#### Given information

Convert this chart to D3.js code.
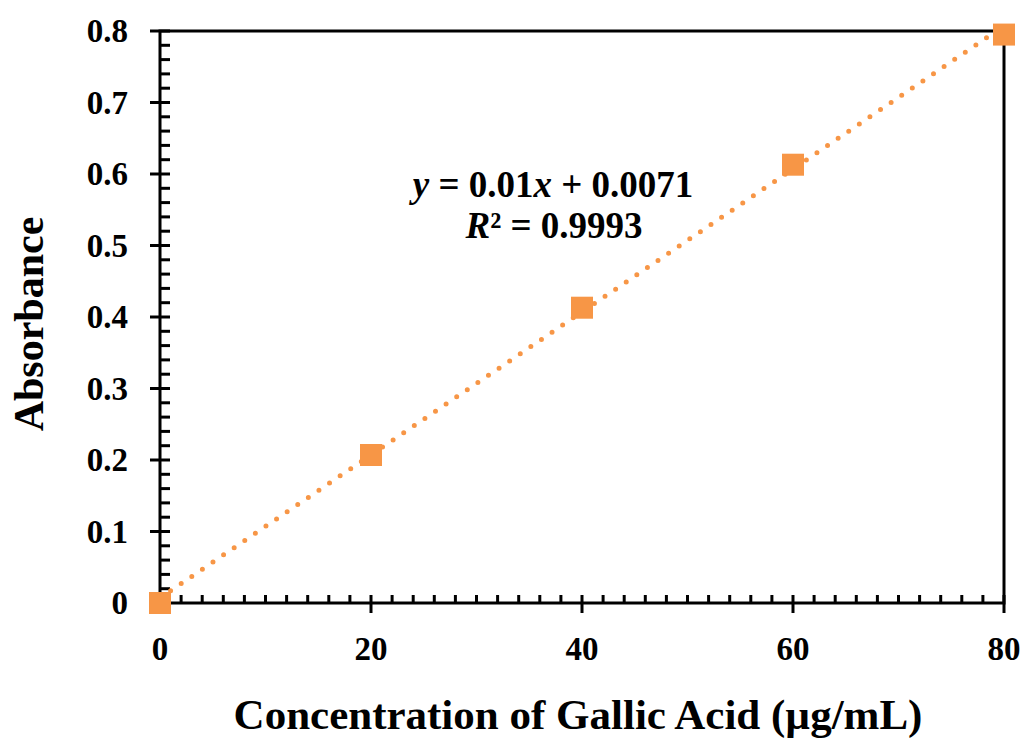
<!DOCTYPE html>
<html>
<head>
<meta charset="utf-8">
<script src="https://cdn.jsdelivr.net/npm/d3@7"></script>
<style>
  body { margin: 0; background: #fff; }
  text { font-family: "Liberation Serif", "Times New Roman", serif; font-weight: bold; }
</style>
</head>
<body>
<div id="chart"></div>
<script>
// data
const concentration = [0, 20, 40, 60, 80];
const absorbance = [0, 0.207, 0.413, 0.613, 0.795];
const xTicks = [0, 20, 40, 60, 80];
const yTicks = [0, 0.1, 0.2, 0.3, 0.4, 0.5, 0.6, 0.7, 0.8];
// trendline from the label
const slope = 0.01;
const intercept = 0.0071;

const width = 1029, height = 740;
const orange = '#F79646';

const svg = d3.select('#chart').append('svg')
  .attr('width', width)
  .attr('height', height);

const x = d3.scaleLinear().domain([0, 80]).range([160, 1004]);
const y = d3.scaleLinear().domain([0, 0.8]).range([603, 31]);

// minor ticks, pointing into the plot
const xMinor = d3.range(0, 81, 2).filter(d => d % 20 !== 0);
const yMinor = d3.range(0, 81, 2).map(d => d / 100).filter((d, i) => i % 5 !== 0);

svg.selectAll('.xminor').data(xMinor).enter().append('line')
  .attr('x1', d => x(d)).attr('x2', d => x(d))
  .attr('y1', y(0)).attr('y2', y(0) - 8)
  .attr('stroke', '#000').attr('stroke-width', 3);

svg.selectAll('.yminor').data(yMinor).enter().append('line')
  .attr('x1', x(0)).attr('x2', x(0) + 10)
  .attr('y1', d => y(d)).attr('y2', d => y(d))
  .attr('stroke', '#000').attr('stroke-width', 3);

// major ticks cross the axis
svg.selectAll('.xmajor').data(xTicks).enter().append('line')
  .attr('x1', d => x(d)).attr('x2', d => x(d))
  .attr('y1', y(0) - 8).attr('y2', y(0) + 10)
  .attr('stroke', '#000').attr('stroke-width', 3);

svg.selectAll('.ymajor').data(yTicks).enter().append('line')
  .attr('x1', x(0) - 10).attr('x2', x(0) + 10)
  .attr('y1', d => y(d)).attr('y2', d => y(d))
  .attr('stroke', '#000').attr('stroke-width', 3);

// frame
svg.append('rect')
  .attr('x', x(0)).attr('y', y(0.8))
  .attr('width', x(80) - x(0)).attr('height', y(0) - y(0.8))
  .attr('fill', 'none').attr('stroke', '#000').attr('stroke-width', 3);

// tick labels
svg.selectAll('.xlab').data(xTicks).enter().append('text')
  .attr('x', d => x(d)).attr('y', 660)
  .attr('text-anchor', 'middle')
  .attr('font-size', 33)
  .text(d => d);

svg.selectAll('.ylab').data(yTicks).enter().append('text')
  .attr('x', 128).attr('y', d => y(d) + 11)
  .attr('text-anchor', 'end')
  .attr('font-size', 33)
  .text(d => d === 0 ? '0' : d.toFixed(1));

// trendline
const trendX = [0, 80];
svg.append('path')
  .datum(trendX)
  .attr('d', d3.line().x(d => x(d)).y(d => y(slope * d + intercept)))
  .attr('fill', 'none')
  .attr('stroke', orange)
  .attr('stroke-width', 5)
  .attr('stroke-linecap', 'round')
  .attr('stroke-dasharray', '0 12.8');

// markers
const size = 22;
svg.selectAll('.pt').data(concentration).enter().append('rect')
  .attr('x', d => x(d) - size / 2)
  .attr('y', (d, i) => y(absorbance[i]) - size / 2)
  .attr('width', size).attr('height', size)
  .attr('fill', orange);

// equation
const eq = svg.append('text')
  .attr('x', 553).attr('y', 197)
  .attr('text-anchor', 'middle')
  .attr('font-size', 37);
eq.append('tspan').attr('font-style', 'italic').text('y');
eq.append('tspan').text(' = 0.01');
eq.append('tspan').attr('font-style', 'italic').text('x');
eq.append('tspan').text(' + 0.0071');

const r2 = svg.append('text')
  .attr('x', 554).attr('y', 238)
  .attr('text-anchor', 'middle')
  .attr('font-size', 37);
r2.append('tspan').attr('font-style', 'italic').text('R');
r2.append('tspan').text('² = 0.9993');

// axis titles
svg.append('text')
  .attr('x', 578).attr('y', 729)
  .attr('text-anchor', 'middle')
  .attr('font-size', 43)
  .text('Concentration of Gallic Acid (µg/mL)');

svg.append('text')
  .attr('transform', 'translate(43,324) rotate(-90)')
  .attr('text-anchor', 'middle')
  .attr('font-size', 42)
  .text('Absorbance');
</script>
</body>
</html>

########

## Problem
All the lines above are to be reproduced exactly, except the pictures.

## Full answer
Convert this chart to D3.js code.
<!DOCTYPE html>
<html>
<head>
<meta charset="utf-8">
<script src="https://cdn.jsdelivr.net/npm/d3@7"></script>
<style>
  body { margin: 0; background: #fff; }
  text { font-family: "Liberation Serif", "Times New Roman", serif; font-weight: bold; }
</style>
</head>
<body>
<div id="chart"></div>
<script>
// data
const concentration = [0, 20, 40, 60, 80];
const absorbance = [0, 0.207, 0.413, 0.613, 0.795];
const xTicks = [0, 20, 40, 60, 80];
const yTicks = [0, 0.1, 0.2, 0.3, 0.4, 0.5, 0.6, 0.7, 0.8];
// trendline from the label
const slope = 0.01;
const intercept = 0.0071;

const width = 1029, height = 740;
const orange = '#F79646';

const svg = d3.select('#chart').append('svg')
  .attr('width', width)
  .attr('height', height);

const x = d3.scaleLinear().domain([0, 80]).range([160, 1004]);
const y = d3.scaleLinear().domain([0, 0.8]).range([603, 31]);

// minor ticks, pointing into the plot
const xMinor = d3.range(0, 81, 2).filter(d => d % 20 !== 0);
const yMinor = d3.range(0, 81, 2).map(d => d / 100).filter((d, i) => i % 5 !== 0);

svg.selectAll('.xminor').data(xMinor).enter().append('line')
  .attr('x1', d => x(d)).attr('x2', d => x(d))
  .attr('y1', y(0)).attr('y2', y(0) - 8)
  .attr('stroke', '#000').attr('stroke-width', 3);

svg.selectAll('.yminor').data(yMinor).enter().append('line')
  .attr('x1', x(0)).attr('x2', x(0) + 10)
  .attr('y1', d => y(d)).attr('y2', d => y(d))
  .attr('stroke', '#000').attr('stroke-width', 3);

// major ticks cross the axis
svg.selectAll('.xmajor').data(xTicks).enter().append('line')
  .attr('x1', d => x(d)).attr('x2', d => x(d))
  .attr('y1', y(0) - 8).attr('y2', y(0) + 10)
  .attr('stroke', '#000').attr('stroke-width', 3);

svg.selectAll('.ymajor').data(yTicks).enter().append('line')
  .attr('x1', x(0) - 10).attr('x2', x(0) + 10)
  .attr('y1', d => y(d)).attr('y2', d => y(d))
  .attr('stroke', '#000').attr('stroke-width', 3);

// frame
svg.append('rect')
  .attr('x', x(0)).attr('y', y(0.8))
  .attr('width', x(80) - x(0)).attr('height', y(0) - y(0.8))
  .attr('fill', 'none').attr('stroke', '#000').attr('stroke-width', 3);

// tick labels
svg.selectAll('.xlab').data(xTicks).enter().append('text')
  .attr('x', d => x(d)).attr('y', 660)
  .attr('text-anchor', 'middle')
  .attr('font-size', 33)
  .text(d => d);

svg.selectAll('.ylab').data(yTicks).enter().append('text')
  .attr('x', 128).attr('y', d => y(d) + 11)
  .attr('text-anchor', 'end')
  .attr('font-size', 33)
  .text(d => d === 0 ? '0' : d.toFixed(1));

// trendline
const trendX = [0, 80];
svg.append('path')
  .datum(trendX)
  .attr('d', d3.line().x(d => x(d)).y(d => y(slope * d + intercept)))
  .attr('fill', 'none')
  .attr('stroke', orange)
  .attr('stroke-width', 5)
  .attr('stroke-linecap', 'round')
  .attr('stroke-dasharray', '0 12.8');

// markers
const size = 22;
svg.selectAll('.pt').data(concentration).enter().append('rect')
  .attr('x', d => x(d) - size / 2)
  .attr('y', (d, i) => y(absorbance[i]) - size / 2)
  .attr('width', size).attr('height', size)
  .attr('fill', orange);

// equation
const eq = svg.append('text')
  .attr('x', 553).attr('y', 197)
  .attr('text-anchor', 'middle')
  .attr('font-size', 37);
eq.append('tspan').attr('font-style', 'italic').text('y');
eq.append('tspan').text(' = 0.01');
eq.append('tspan').attr('font-style', 'italic').text('x');
eq.append('tspan').text(' + 0.0071');

const r2 = svg.append('text')
  .attr('x', 554).attr('y', 238)
  .attr('text-anchor', 'middle')
  .attr('font-size', 37);
r2.append('tspan').attr('font-style', 'italic').text('R');
r2.append('tspan').text('² = 0.9993');

// axis titles
svg.append('text')
  .attr('x', 578).attr('y', 729)
  .attr('text-anchor', 'middle')
  .attr('font-size', 43)
  .text('Concentration of Gallic Acid (µg/mL)');

svg.append('text')
  .attr('transform', 'translate(43,324) rotate(-90)')
  .attr('text-anchor', 'middle')
  .attr('font-size', 42)
  .text('Absorbance');
</script>
</body>
</html>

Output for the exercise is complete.